Allen West Doesn’t Understand Charlottesville
Let me first say that I’m thankful to Allen West for his service to our country both militarily and legislatively. I also think though that he may have missed the point of what Charlottesville was about and his reaction seems a little bit unwarranted and misguided. Here is the link to his blog: https://www.allenbwest.com/2017/08/13/ok-folks-heres-really-happened-charlottesville-everyone-missing/ This should be a time of coming together as a nation, not finger pointing across the aisle. As such, I want to take you through his argument and explain the logical fallacies that undermine it. I am doing this because I believe that his rhetoric will lead to more division in a time when we need more healing and love.
As an example of his illogicality, in the second paragraph he states, “I deplore any form of supremacist view.” Wonderful, I completely agree. However, his second sentence states, “I will be the first to openly state and embrace, a sense of American exceptionalism and supremacy…” So now I’m confused, does he deplore himself? Or is he saying that American exceptionalism and supremacy are an OK exception for a supremacist view?
Next he goes on to assert that this started because of the want to erase American history. No history was being erased, Charlottesville just didn’t want to celebrate a hero of an army that represents oppression. It would be like if I kept a large 11x15' photo of my X-girlfriend right above my bed post and said to my wife every night, “Those were the good old days.” The picture itself would not oppress my wife, but rather what it represents would be detrimental to our marriage. If we want to truly remember that era in order to learn from History, then in the words of Indian Jones, “It belongs in a Museum!”
He then goes on to compare an Obama picture with an image of Che Guevara to the statue of Robert E. Lee. Whether or not you like Obama is besides the point here, because the comparison does not stand up logically. First of all, there is no statue of Che in America that you would have to walk past day after day after day. Secondly, how has Che oppressed you or your family or represents centuries of oppression to an entire people group that you identify with? Third, the reasoning behind the removal was not that people literally felt oppressed by it, but rather that it represents and glorifies a time period of oppression.

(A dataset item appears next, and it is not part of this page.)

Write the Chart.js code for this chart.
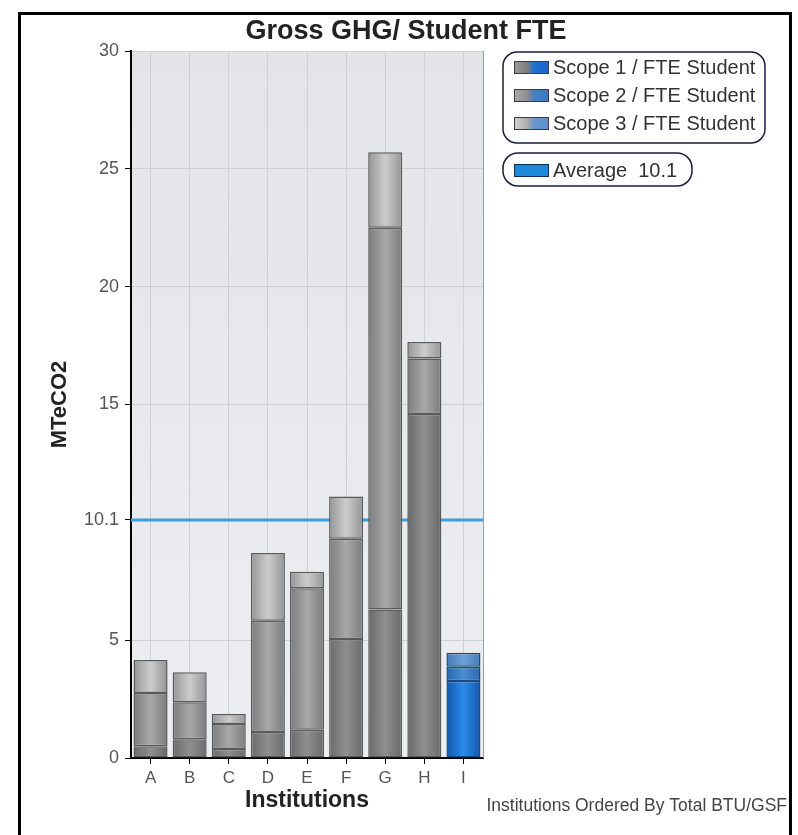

I find it tough to read his next paragraph where he blames counter protesters for all the violence. Notice that he lumps all of them together. So was Heather Heyer also guilty of hateful rhetoric and violence? With that logic did she deserve what she got? Whether the counter-protesters got a permit or not is not the point. He is making them out to be villains instead of marchers standing up to hateful and intolerant rhetoric and bigotry. Then he goes on to talk about their motivations, again, making them out to be the perpetrators. If he wants to talk about motivations and being “political”, maybe he should look at the alt-right and KKK first. Do you really think they were there just to protest the removal of a statue?
Then he questions why people blame Donald Trump. Was he directly involved in this, no. Indirectly though, absolutely. David Duke himself said that he will “Fulfill” Trump’s promises (http://thehill.com/blogs/blog-briefing-room/news/346326-david-duke-charlottesville-protests-about-fulfilling-promises). Trump’s rhetoric throughout his campaign implored violence and white exceptionalism attitudes. To then make an analogy of this event to Ferguson is just moronic. Ferguson erupted because oppressed minorities felt they had no other option. Charlottesville was started by people who openly want to oppress others. In both cases violence and destruction should not be condoned, but the argument is comparing apples to oranges.
Of course there is then the random tangent into Islamic terrorists and likening them to Berkeley or anyone calling for a “resistance.” I honestly got really confused with his train of thought here. It sounds like he was mad at some stereotyping of some groups but then calls for it in others. Then he goes on to blame all Democrats for the founding of the KKK (Just so you’re aware the Southern Democrats of the 19th Century and into the 20th are much more aligned with Republican principals today then back then).
From here on out he continues to rant on tangent after tangent that has nothing to do with Charlottesville. I could go on and correct every statement that he makes, and if you’d like me to I happily will, but I’m assuming at this point that you realize that he has completely abandoned his original claim and is lost in a sea of his own thoughts and Fox News talking points (he is a contributor). I guess that my point in taking this long to respond to this article is to show how we must take care on what we post and who we believe. We need to learn how to think logically both to form our own cohesive arguments as well as to take apart others.
What disturbs me most about this piece is how quickly he himself turned the tragedy of Charlottesville into partisan finger pointing instead of using this time to reflect on our own personal contributions to this rise of hate in America and what we can do to stop it. Allen’s own rhetoric offers no solutions, so I will offer one instead: Stand up to hate wherever you see it, call it out for what it is, and come along side people in love. Maybe then we will actually, “Make America Great Again.”